20/05/2025

Domingo III Pascua – Ciclo C

Los apóstoles regresan al lugar en que todo empezó: el lago de Tiberíades o Mar de Galilea. Con tres años de diferencia, se repite la misma escena de la pesca milagrosa: unos profesionales del mar llevan toda la noche bregando sin coger nada; un profesional de la carpintería les dice que echen las redes a la derecha de la barca; la red estalla de peces; cunde el asombro entre los pescadores.
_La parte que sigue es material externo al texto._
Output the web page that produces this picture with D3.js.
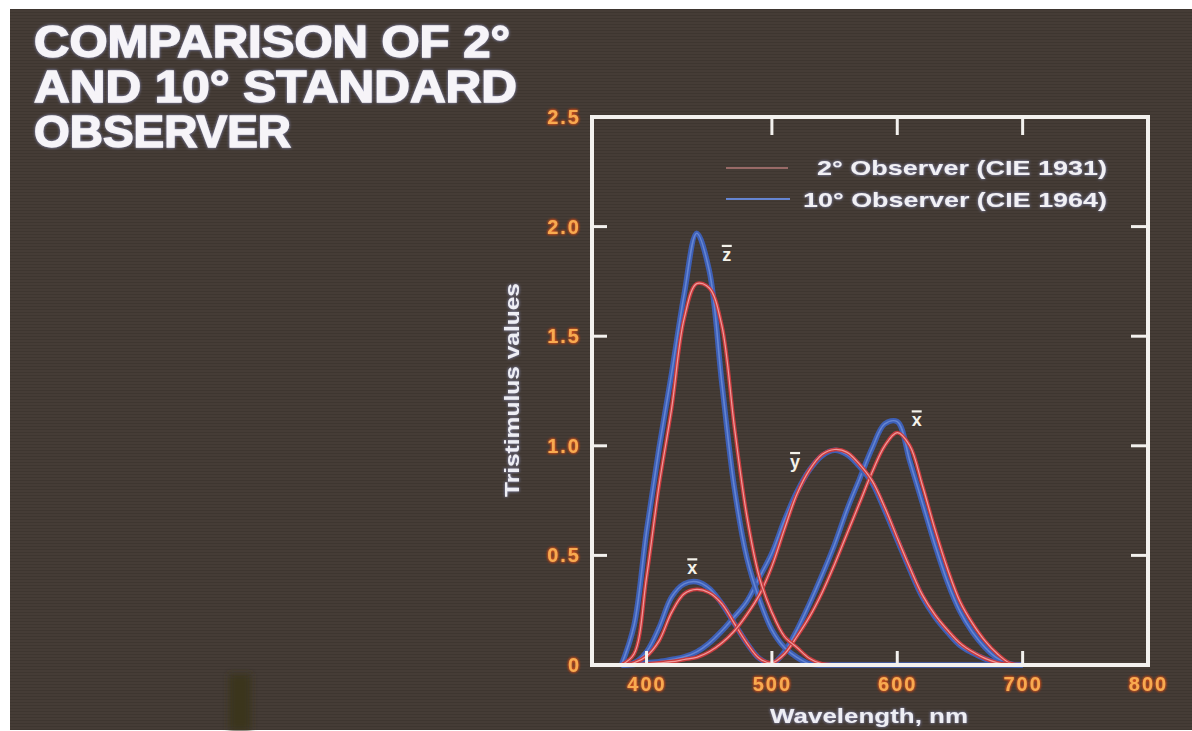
<!DOCTYPE html>
<html>
<head>
<meta charset="utf-8">
<script src="https://cdn.jsdelivr.net/npm/d3@7/dist/d3.min.js"></script>
<style>
body { margin: 0; background: #ffffff; }
svg { display: block; }
.title { font-family: "Liberation Sans", Arial, sans-serif; font-weight: bold; font-size: 44px; fill: #f6f4f8; stroke: #f6f4f8; stroke-width: 1.4; }
.tick text { font-family: "Liberation Sans", Arial, sans-serif; font-weight: bold; font-size: 20px; fill: #f8aa50; letter-spacing: 2px; }
.axis-title { font-family: "Liberation Sans", Arial, sans-serif; font-weight: bold; font-size: 21px; fill: #eeeef4; }
.legend-text { font-family: "Liberation Sans", Arial, sans-serif; font-weight: bold; font-size: 21px; fill: #f1f0f4; }
.peak-label { font-family: "Liberation Sans", Arial, sans-serif; font-weight: bold; font-size: 18px; fill: #f4f2ea; }
.frame { fill: none; stroke: #f3f1ee; stroke-width: 4; }
.inner-tick { stroke: #f3f1ee; stroke-width: 3; }
</style>
</head>
<body>
<div id="chart"></div>
<script>
// wavelengths in nm
var wavelengths = [380, 390, 400, 410, 420, 430, 440, 450, 460, 470, 480, 490, 500,
                   510, 520, 530, 540, 550, 560, 570, 580, 590, 600, 610, 620, 630,
                   640, 650, 660, 670, 680, 690, 700];

// 2 deg observer (CIE 1931) - red
var xbar2 = [0.00, 0.01, 0.04, 0.11, 0.24, 0.325, 0.345, 0.33, 0.28, 0.19, 0.10, 0.03, 0.01,
             0.05, 0.13, 0.22, 0.33, 0.46, 0.60, 0.74, 0.88, 1.00, 1.06, 1.00, 0.82, 0.62,
             0.44, 0.29, 0.19, 0.11, 0.05, 0.008, 0.00];
var ybar2 = [0.00, 0.00, 0.005, 0.01, 0.015, 0.025, 0.035, 0.06, 0.10, 0.155, 0.23, 0.32, 0.45,
             0.62, 0.78, 0.89, 0.96, 0.983, 0.97, 0.915, 0.84, 0.72, 0.58, 0.445, 0.32, 0.23,
             0.16, 0.10, 0.06, 0.03, 0.01, 0.002, 0.00];
var zbar2 = [0.00, 0.05, 0.40, 0.82, 1.17, 1.58, 1.74, 1.72, 1.55, 1.09, 0.68, 0.40, 0.24,
             0.13, 0.08, 0.03, 0.005, 0.00, 0.00, 0.00, 0.00, 0.00, 0.00, 0.00, 0.00, 0.00,
             0.00, 0.00, 0.00, 0.00, 0.00, 0.00, 0.00];

// 10 deg observer (CIE 1964) - blue
var xbar10 = [0.00, 0.01, 0.06, 0.17, 0.31, 0.37, 0.38, 0.35, 0.28, 0.19, 0.10, 0.03, 0.005,
              0.06, 0.16, 0.28, 0.41, 0.55, 0.71, 0.85, 0.99, 1.10, 1.11, 0.93, 0.74, 0.55,
              0.38, 0.245, 0.15, 0.08, 0.03, 0.005, 0.00];
var ybar10 = [0.00, 0.002, 0.01, 0.015, 0.025, 0.037, 0.06, 0.10, 0.155, 0.22, 0.29, 0.40, 0.51,
              0.66, 0.79, 0.89, 0.955, 0.98, 0.96, 0.905, 0.83, 0.705, 0.57, 0.435, 0.31, 0.22,
              0.15, 0.09, 0.055, 0.028, 0.01, 0.002, 0.00];
var zbar10 = [0.00, 0.18, 0.61, 0.99, 1.33, 1.69, 1.97, 1.80, 1.29, 0.81, 0.49, 0.30, 0.16,
              0.08, 0.035, 0.005, 0.00, 0.00, 0.00, 0.00, 0.00, 0.00, 0.00, 0.00, 0.00, 0.00,
              0.00, 0.00, 0.00, 0.00, 0.00, 0.00, 0.00];

var xTickLabels = [400, 500, 600, 700, 800];
var yTickLabels = [0, 0.5, 1.0, 1.5, 2.0, 2.5];
var xInnerTicks = [500, 600, 700];
var xInnerTicksBottom = [400, 500, 600, 700];
var yInnerTicks = [0.5, 1.0, 1.5, 2.0];

var titleLines = ["COMPARISON OF 2\u00b0", "AND 10\u00b0 STANDARD", "OBSERVER"];
var legendLabels = ["2\u00b0 Observer (CIE 1931)", "10\u00b0 Observer (CIE 1964)"];

// peak markers: letter, wavelength, value
var peakLetters = ["z", "x", "y", "x"];
var peakNm = [464, 436.5, 518.5, 615.5];
var peakVal = [1.88, 0.45, 0.935, 1.125];

var width = 1192, height = 731;

var svg = d3.select("#chart").append("svg")
    .attr("width", width)
    .attr("height", height);

var defs = svg.append("defs");

var glow = defs.append("filter").attr("id", "orangeGlow")
    .attr("x", "-30%").attr("y", "-30%").attr("width", "160%").attr("height", "160%");
glow.append("feGaussianBlur").attr("in", "SourceAlpha").attr("stdDeviation", 1.8).attr("result", "b");
glow.append("feFlood").attr("flood-color", "#e0501c").attr("result", "c");
glow.append("feComposite").attr("in", "c").attr("in2", "b").attr("operator", "in").attr("result", "g");
var gm = glow.append("feMerge");
gm.append("feMergeNode").attr("in", "g");
gm.append("feMergeNode").attr("in", "g");
gm.append("feMergeNode").attr("in", "SourceGraphic");

var soft = defs.append("filter").attr("id", "softGlow")
    .attr("x", "-10%").attr("y", "-30%").attr("width", "120%").attr("height", "160%");
soft.append("feGaussianBlur").attr("in", "SourceAlpha").attr("stdDeviation", 1.4).attr("result", "b");
soft.append("feFlood").attr("flood-color", "#8f95c8").attr("result", "c");
soft.append("feComposite").attr("in", "c").attr("in2", "b").attr("operator", "in").attr("result", "g");
var sm = soft.append("feMerge");
sm.append("feMergeNode").attr("in", "g");
sm.append("feMergeNode").attr("in", "SourceGraphic");

var lineBlur = defs.append("filter").attr("id", "lineBlur");
lineBlur.append("feGaussianBlur").attr("stdDeviation", 0.6);

var smudgeBlur = defs.append("filter").attr("id", "smudgeBlur")
    .attr("x", "-50%").attr("y", "-20%").attr("width", "200%").attr("height", "140%");
smudgeBlur.append("feGaussianBlur").attr("stdDeviation", 3);

var scan = defs.append("pattern").attr("id", "scan")
    .attr("width", 6).attr("height", 3).attr("patternUnits", "userSpaceOnUse");
scan.append("rect").attr("width", 6).attr("height", 1).attr("fill", "rgba(0,0,0,0.10)");

// slide background
svg.append("rect")
    .attr("x", 10).attr("y", 9)
    .attr("width", width - 10).attr("height", height - 10)
    .attr("fill", "#453c36");
svg.append("rect")
    .attr("x", 10).attr("y", 9)
    .attr("width", width - 10).attr("height", height - 10)
    .attr("fill", "url(#scan)");
// dark smudge at bottom left of the photo
svg.append("rect")
    .attr("x", 229).attr("y", 674).attr("width", 22).attr("height", 57)
    .attr("fill", "#3a351e").attr("filter", "url(#smudgeBlur)");

// title
svg.append("g").selectAll("text")
    .data(titleLines)
    .enter().append("text")
    .attr("class", "title")
    .attr("x", 34)
    .attr("y", function(d, i) { return 57 + i * 45; })
    .attr("textLength", function(d, i) { return [476, 483, 257][i]; })
    .attr("lengthAdjust", "spacingAndGlyphs")
    .attr("filter", "url(#softGlow)")
    .text(function(d) { return d; });

var margin = {top: 117, right: 44, bottom: 66, left: 592},
    innerwidth = width - margin.left - margin.right,
    innerheight = height - margin.top - margin.bottom;

var x_scale = d3.scaleLinear()
    .domain([356.5, 800])
    .range([0, innerwidth]);

var y_scale = d3.scaleLinear()
    .domain([0, 2.5])
    .range([innerheight, 0]);

var plot = svg.append("g")
    .attr("transform", "translate(" + margin.left + "," + margin.top + ")");

// curves
var draw_line = d3.line()
    .curve(d3.curveCatmullRom.alpha(0.5))
    .x(function(d) { return x_scale(d[0]); })
    .y(function(d) { return y_scale(d[1]); });

var blueSeries = [xbar10, ybar10, zbar10];
var redSeries = [xbar2, ybar2, zbar2];

function drawCurves(series, outer, outerW, inner, innerW) {
    series.forEach(function(vals) {
        var pts = d3.zip(wavelengths, vals);
        plot.append("path")
            .attr("d", draw_line(pts))
            .attr("fill", "none")
            .attr("stroke", outer)
            .attr("stroke-width", outerW)
            .attr("stroke-linejoin", "round")
            .attr("filter", "url(#lineBlur)");
        plot.append("path")
            .attr("d", draw_line(pts))
            .attr("fill", "none")
            .attr("stroke", inner)
            .attr("stroke-width", innerW);
    });
}
drawCurves(blueSeries, "#3d5fb6", 5.5, "#6585d2", 1.6);
drawCurves(redSeries, "#c83a3e", 3.8, "#f09a9a", 1.2);

// frame
plot.append("rect")
    .attr("class", "frame")
    .attr("x", 0).attr("y", 0)
    .attr("width", innerwidth)
    .attr("height", innerheight);

// inner ticks
plot.selectAll(".tick-top")
    .data(xInnerTicks)
    .enter().append("line")
    .attr("class", "inner-tick")
    .attr("x1", function(d) { return x_scale(d); })
    .attr("x2", function(d) { return x_scale(d); })
    .attr("y1", 0).attr("y2", 18);

plot.selectAll(".tick-bottom")
    .data(xInnerTicksBottom)
    .enter().append("line")
    .attr("class", "inner-tick")
    .attr("x1", function(d) { return x_scale(d); })
    .attr("x2", function(d) { return x_scale(d); })
    .attr("y1", innerheight).attr("y2", innerheight - 14);

plot.selectAll(".tick-left")
    .data(yInnerTicks)
    .enter().append("line")
    .attr("class", "inner-tick")
    .attr("x1", 0).attr("x2", 15)
    .attr("y1", function(d) { return y_scale(d); })
    .attr("y2", function(d) { return y_scale(d); });

plot.selectAll(".tick-right")
    .data(yInnerTicks)
    .enter().append("line")
    .attr("class", "inner-tick")
    .attr("x1", innerwidth).attr("x2", innerwidth - 17)
    .attr("y1", function(d) { return y_scale(d); })
    .attr("y2", function(d) { return y_scale(d); });

// tick labels
var x_axis = d3.axisBottom(x_scale)
    .tickValues(xTickLabels)
    .tickFormat(d3.format("d"))
    .tickSize(0)
    .tickPadding(12);

var y_axis = d3.axisLeft(y_scale)
    .tickValues(yTickLabels)
    .tickFormat(function(d) { return d === 0 ? "0" : d3.format(".1f")(d); })
    .tickSize(0)
    .tickPadding(11);

var gx = plot.append("g")
    .attr("transform", "translate(0," + innerheight + ")")
    .call(x_axis);
gx.select(".domain").remove();
gx.selectAll("text").attr("filter", "url(#orangeGlow)");

var gy = plot.append("g")
    .call(y_axis);
gy.select(".domain").remove();
gy.selectAll("text").attr("filter", "url(#orangeGlow)");

// axis titles
plot.append("text")
    .attr("class", "axis-title")
    .attr("x", 869 - margin.left)
    .attr("y", innerheight + 58)
    .attr("text-anchor", "middle")
    .attr("textLength", 198)
    .attr("lengthAdjust", "spacingAndGlyphs")
    .attr("filter", "url(#softGlow)")
    .text("Wavelength, nm");

plot.append("text")
    .attr("class", "axis-title")
    .attr("transform", "translate(" + (519 - margin.left) + "," + (390 - margin.top) + ") rotate(-90)")
    .attr("text-anchor", "middle")
    .attr("textLength", 214)
    .attr("lengthAdjust", "spacingAndGlyphs")
    .attr("filter", "url(#softGlow)")
    .text("Tristimulus values");

// legend
var legend = plot.append("g")
    .attr("transform", "translate(" + (726 - margin.left) + "," + (168 - margin.top) + ")");

legend.append("line")
    .attr("x1", 0).attr("x2", 62).attr("y1", 0).attr("y2", 0)
    .attr("stroke", "#c83a3e").attr("stroke-width", 3.8).attr("filter", "url(#lineBlur)");
legend.append("line")
    .attr("x1", 0).attr("x2", 62).attr("y1", 0).attr("y2", 0)
    .attr("stroke", "#f09a9a").attr("stroke-width", 1.2);
legend.append("line")
    .attr("x1", 0).attr("x2", 64).attr("y1", 31).attr("y2", 31)
    .attr("stroke", "#3d5fb6").attr("stroke-width", 6.5).attr("filter", "url(#lineBlur)");
legend.append("line")
    .attr("x1", 0).attr("x2", 64).attr("y1", 31).attr("y2", 31)
    .attr("stroke", "#6585d2").attr("stroke-width", 1.8);

legend.selectAll("text")
    .data(legendLabels)
    .enter().append("text")
    .attr("class", "legend-text")
    .attr("x", 1107 - 726)
    .attr("y", function(d, i) { return 7 + i * 32; })
    .attr("text-anchor", "end")
    .attr("textLength", function(d, i) { return i === 0 ? 290 : 304; })
    .attr("lengthAdjust", "spacingAndGlyphs")
    .attr("filter", "url(#softGlow)")
    .text(function(d) { return d; });

// peak letters with bars
var peaks = plot.selectAll(".peak")
    .data(peakLetters.map(function(l, i) { return {letter: l, nm: peakNm[i], v: peakVal[i]}; }))
    .enter().append("g")
    .attr("transform", function(d) { return "translate(" + x_scale(d.nm) + "," + y_scale(d.v) + ")"; });

peaks.append("text")
    .attr("class", "peak-label")
    .attr("text-anchor", "middle")
    .attr("y", 8)
    .text(function(d) { return d.letter; });
peaks.append("line")
    .attr("x1", -5).attr("x2", 5)
    .attr("y1", -7).attr("y2", -7)
    .attr("stroke", "#f4f2ea").attr("stroke-width", 2.2);
</script>
</body>
</html>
Han pasado tres años: la primera vez fue el momento en que dejaron las redes y siguieron al Maestro. La segunda vez también dejan algo, más importante que las redes: las miras humanas. Las dos escenas son iguales, pero los apóstoles ya no son los mismos: han cambiado. Ahora experimentan con nueva mirada el sentido de lo que es una vocación divina. Hace tres años, aunque fue Jesús el que les llamó, en realidad su «sí» fue al modo humano; sólo después de la Pascua han comprendido que su «sí» ha de ser al modo divino, sobrenatural.

Durante los tres años de vida pública con el Maestro, aparecen numerosos indicios de hasta qué punto su respuesta era al modo humano, es decir, contando siempre con las propias capacidades para responder a la llamada, apostando con la voluntad y la inteligencia para construir un proyecto de vida. Ahora, una vez destruido ese muro, comprenden mejor que todo es gracia, todo es don.

Ese muro lo contemplamos de modo eminente en el orgullo de San Pedro, denunciado por el canto de un gallo en el dramático transcurso de la pasión. Por eso ahora, Jesús recoge con amor a un Pedro humillado y avergonzado de haberse mirado tanto al espejo y haber sucumbido a las medidas humanas. Se produce una nueva llamada, y un Pedro purificado y renovado por la gracia, renueva su «sí», esta vez poniendo en el centro la grandeza de Cristo.

Renovemos con Pedro nuestro «sí» al Señor.